Peace of mind is not just a pleasant feeling. It is a discipline of protection.
It requires giving up the pleasure of winning useless arguments. It requires accepting that some people will continue thinking wrongly. It requires tolerating the discomfort of not correcting everything, not explaining everything, and not proving everything.
But that discomfort has a benefit: you recover ownership of your own attention.
Key Lessons
- Ignoring with elegance is not accepting disrespect; it is choosing where your energy will be invested.
- Not every provocation seeks dialogue. Many exist only to trigger a reaction.
- Healthy silence comes from conscious choice, not fear or repression.
- Clear boundaries protect dignity without turning the situation into loss of control.
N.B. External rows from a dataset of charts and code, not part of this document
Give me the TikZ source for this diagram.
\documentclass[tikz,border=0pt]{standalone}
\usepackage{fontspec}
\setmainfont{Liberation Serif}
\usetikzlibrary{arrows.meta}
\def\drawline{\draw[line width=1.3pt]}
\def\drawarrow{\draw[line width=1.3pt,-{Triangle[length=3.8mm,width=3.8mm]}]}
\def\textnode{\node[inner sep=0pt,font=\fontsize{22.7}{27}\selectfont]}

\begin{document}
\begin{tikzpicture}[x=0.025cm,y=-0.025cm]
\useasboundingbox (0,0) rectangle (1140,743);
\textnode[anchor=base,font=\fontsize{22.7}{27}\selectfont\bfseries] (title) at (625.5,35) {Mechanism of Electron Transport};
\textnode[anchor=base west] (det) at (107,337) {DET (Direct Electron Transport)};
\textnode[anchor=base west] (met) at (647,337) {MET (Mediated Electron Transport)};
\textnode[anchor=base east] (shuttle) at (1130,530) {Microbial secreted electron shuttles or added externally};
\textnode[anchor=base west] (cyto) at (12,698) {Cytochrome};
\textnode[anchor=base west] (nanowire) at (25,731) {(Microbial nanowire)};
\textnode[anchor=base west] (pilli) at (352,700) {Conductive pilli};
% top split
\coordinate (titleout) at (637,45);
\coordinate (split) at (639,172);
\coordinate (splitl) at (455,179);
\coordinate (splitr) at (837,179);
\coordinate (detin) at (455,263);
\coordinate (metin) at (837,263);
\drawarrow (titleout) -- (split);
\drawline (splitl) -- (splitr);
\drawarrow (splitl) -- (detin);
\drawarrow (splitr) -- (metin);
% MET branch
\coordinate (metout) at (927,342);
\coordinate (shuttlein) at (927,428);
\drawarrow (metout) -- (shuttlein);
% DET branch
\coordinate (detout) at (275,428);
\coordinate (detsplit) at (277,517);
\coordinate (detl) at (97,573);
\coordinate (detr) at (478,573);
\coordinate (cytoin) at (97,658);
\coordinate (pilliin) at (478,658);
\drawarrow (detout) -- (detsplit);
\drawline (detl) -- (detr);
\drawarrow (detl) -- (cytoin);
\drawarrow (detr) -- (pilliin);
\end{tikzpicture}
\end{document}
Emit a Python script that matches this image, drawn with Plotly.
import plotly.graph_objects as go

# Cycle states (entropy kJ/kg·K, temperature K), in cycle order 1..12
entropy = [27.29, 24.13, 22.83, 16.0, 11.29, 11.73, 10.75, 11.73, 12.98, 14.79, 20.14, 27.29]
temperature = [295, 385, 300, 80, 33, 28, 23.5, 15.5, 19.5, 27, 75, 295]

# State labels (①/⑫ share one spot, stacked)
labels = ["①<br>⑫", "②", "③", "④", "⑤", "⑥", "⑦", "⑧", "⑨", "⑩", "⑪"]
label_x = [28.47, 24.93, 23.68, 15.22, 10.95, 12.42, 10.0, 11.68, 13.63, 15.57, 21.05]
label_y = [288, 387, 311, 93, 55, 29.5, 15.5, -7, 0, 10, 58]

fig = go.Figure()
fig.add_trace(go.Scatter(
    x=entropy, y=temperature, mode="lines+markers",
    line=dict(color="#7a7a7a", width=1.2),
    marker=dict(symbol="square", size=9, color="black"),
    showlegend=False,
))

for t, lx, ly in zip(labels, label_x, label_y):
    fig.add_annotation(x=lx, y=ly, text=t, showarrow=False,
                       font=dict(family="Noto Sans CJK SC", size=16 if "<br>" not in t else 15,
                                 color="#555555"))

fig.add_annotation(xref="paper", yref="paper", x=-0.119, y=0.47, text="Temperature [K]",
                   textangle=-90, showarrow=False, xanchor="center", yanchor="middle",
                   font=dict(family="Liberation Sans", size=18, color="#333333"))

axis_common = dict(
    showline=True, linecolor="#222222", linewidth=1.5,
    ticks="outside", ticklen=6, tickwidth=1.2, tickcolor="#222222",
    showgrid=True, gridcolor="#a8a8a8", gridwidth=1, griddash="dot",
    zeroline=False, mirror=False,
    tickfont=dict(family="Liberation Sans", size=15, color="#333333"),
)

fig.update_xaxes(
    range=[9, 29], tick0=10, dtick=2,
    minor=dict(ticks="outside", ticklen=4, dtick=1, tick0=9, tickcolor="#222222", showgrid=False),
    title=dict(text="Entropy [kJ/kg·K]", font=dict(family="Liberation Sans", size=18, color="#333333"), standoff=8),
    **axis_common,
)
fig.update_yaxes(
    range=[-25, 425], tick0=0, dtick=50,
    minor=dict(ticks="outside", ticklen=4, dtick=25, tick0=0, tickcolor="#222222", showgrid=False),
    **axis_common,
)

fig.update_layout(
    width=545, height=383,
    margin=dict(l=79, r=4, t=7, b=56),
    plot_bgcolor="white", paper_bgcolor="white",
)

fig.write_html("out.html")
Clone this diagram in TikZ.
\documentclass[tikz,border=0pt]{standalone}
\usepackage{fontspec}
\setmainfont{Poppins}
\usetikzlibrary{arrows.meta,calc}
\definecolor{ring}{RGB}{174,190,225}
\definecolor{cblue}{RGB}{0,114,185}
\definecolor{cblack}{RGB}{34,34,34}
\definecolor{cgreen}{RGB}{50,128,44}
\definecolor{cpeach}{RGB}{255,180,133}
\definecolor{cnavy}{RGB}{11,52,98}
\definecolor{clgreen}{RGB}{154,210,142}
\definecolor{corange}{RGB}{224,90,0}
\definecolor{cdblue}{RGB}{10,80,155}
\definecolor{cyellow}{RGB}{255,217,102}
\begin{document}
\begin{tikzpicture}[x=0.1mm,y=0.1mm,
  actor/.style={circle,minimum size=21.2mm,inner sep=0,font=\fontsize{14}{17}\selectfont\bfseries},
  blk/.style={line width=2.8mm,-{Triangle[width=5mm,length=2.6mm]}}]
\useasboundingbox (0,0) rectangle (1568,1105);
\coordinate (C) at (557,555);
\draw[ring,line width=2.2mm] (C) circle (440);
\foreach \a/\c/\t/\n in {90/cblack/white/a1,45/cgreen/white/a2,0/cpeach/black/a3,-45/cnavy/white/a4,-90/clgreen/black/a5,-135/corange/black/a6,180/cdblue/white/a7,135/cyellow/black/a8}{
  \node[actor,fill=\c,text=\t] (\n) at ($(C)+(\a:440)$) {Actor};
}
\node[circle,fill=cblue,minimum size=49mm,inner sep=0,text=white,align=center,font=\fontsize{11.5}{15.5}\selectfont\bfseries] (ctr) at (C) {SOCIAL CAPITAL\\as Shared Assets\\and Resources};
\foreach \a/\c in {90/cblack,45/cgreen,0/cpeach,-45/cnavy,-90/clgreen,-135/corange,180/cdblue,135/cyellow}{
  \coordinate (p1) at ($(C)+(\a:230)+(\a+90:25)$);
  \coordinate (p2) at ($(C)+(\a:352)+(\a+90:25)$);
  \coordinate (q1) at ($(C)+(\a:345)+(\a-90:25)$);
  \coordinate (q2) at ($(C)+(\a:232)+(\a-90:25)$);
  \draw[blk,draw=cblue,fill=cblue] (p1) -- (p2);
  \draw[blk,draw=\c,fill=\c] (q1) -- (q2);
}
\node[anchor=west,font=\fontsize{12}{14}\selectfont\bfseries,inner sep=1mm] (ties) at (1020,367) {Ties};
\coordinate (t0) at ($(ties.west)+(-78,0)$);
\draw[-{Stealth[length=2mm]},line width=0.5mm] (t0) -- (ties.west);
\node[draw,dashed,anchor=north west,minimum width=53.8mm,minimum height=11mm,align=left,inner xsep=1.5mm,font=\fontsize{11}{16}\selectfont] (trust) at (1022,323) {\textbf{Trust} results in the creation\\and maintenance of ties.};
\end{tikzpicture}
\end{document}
- Protecting peace of mind requires observing your impulse to respond before acting.
Final Thoughts
The art of ignoring with elegance is not a technique for appearing superior. It is not a disguised form of contempt either. It is a psychological stance toward situations that try to hijack your inner stability.
In many moments, life places us before people who provoke, misinterpret, diminish, use irony, or try to drag our mind into unnecessary disputes. The automatic reaction may seem to offer relief, but it does not always offer peace.
Responding may be necessary when there is a boundary to establish, an injustice to name, or a real dialogue to build. But responding to everything, all the time, turns every external person into a manager of your emotional life.
Ignoring with elegance is recovering that command.
It is understanding that your dignity does not need to be defended in every arena. That your peace should not be handed over to every comment. That your attention does not need to be available to those who only know how to use it as fuel.
True emotional strength appears when you recognize the impulse to react, but choose the clearest response. Sometimes that response will be a firm sentence. Sometimes it will be a clear boundary. And in many cases, it will simply be absence.
Not out of pride. Not out of coldness. But because your peace needs to be greater than the need to prove something to someone who is not willing to understand.